----- AVAILABLE DATA -----

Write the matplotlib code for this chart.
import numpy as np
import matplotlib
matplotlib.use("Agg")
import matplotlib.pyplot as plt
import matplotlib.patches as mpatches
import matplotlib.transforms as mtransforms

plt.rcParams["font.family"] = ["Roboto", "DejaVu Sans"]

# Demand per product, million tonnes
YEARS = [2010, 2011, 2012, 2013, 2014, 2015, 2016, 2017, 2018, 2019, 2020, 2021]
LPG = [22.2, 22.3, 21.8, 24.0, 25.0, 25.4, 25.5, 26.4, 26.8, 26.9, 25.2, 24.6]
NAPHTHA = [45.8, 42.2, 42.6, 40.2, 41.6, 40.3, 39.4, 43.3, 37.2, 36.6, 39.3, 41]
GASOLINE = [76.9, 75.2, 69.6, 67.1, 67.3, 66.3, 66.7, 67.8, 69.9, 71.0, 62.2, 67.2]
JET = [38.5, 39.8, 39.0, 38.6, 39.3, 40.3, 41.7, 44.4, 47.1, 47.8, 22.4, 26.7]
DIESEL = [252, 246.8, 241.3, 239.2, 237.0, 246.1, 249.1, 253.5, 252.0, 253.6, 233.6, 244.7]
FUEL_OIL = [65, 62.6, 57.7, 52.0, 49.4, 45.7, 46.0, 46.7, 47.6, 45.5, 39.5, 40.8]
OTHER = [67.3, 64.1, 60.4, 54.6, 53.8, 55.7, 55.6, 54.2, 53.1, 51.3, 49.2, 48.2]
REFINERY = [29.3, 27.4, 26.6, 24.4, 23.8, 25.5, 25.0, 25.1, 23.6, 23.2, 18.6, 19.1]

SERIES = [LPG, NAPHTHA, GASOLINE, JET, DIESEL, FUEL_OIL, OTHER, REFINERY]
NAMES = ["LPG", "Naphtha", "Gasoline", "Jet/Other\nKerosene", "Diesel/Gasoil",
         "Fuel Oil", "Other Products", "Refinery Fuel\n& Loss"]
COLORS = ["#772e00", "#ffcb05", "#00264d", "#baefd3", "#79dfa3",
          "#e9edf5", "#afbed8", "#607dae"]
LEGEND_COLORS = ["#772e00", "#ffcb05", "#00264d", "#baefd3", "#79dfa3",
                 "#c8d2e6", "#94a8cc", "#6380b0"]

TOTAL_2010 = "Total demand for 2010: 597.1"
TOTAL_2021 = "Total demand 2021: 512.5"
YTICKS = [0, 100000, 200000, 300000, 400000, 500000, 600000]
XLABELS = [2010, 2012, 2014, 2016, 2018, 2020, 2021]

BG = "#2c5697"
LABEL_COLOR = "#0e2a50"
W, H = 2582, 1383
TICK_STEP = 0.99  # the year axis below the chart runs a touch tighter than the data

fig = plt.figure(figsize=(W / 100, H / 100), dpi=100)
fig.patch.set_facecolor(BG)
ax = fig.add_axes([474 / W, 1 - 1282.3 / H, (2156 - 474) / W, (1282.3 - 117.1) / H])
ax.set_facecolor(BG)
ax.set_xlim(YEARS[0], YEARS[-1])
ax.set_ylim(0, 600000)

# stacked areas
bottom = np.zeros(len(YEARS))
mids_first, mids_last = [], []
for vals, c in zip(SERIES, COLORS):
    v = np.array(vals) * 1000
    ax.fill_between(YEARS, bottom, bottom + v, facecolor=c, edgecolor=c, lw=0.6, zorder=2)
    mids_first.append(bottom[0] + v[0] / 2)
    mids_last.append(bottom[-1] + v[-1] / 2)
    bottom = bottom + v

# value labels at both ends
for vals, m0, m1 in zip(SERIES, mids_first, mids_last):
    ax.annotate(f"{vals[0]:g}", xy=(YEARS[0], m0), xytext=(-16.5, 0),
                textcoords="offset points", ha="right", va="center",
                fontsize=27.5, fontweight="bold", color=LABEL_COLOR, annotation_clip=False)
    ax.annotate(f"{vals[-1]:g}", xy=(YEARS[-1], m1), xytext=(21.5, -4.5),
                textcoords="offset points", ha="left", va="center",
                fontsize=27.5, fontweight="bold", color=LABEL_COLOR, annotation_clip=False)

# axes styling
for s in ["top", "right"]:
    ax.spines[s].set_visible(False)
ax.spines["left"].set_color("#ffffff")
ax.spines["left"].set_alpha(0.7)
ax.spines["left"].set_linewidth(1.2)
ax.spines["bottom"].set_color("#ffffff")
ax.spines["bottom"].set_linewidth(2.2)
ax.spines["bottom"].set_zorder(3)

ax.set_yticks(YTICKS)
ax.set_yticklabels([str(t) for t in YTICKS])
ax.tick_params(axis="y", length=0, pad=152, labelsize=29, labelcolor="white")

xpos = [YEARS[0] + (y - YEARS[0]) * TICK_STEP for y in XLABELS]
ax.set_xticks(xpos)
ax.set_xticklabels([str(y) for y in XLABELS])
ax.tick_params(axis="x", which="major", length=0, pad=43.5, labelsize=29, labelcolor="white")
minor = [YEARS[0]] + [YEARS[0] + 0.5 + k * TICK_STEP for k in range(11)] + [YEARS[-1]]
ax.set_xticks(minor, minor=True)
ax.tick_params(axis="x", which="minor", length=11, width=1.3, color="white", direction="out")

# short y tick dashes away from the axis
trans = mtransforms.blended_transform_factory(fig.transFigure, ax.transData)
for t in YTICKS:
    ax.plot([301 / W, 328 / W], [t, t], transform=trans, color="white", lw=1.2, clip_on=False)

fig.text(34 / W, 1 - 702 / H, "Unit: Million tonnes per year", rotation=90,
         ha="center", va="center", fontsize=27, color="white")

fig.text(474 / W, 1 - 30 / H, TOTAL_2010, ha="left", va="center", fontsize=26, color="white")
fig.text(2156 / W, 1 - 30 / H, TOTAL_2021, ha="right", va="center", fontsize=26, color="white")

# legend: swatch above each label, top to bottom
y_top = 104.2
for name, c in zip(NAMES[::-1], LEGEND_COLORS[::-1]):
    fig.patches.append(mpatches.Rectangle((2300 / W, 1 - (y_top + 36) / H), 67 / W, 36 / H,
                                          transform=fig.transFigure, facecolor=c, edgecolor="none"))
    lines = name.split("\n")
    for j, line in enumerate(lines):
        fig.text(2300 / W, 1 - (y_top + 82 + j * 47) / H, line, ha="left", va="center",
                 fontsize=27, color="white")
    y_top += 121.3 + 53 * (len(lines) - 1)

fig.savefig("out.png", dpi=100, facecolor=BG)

-----

- WRITTEN PROBLEM
Your answer should be exactly the lines of the data above, from the first through the line containing "23.2, 18.6, 19.1]".

- RESULT FOR THIS EXERCISE
Write the matplotlib code for this chart.
import numpy as np
import matplotlib
matplotlib.use("Agg")
import matplotlib.pyplot as plt
import matplotlib.patches as mpatches
import matplotlib.transforms as mtransforms

plt.rcParams["font.family"] = ["Roboto", "DejaVu Sans"]

# Demand per product, million tonnes
YEARS = [2010, 2011, 2012, 2013, 2014, 2015, 2016, 2017, 2018, 2019, 2020, 2021]
LPG = [22.2, 22.3, 21.8, 24.0, 25.0, 25.4, 25.5, 26.4, 26.8, 26.9, 25.2, 24.6]
NAPHTHA = [45.8, 42.2, 42.6, 40.2, 41.6, 40.3, 39.4, 43.3, 37.2, 36.6, 39.3, 41]
GASOLINE = [76.9, 75.2, 69.6, 67.1, 67.3, 66.3, 66.7, 67.8, 69.9, 71.0, 62.2, 67.2]
JET = [38.5, 39.8, 39.0, 38.6, 39.3, 40.3, 41.7, 44.4, 47.1, 47.8, 22.4, 26.7]
DIESEL = [252, 246.8, 241.3, 239.2, 237.0, 246.1, 249.1, 253.5, 252.0, 253.6, 233.6, 244.7]
FUEL_OIL = [65, 62.6, 57.7, 52.0, 49.4, 45.7, 46.0, 46.7, 47.6, 45.5, 39.5, 40.8]
OTHER = [67.3, 64.1, 60.4, 54.6, 53.8, 55.7, 55.6, 54.2, 53.1, 51.3, 49.2, 48.2]
REFINERY = [29.3, 27.4, 26.6, 24.4, 23.8, 25.5, 25.0, 25.1, 23.6, 23.2, 18.6, 19.1]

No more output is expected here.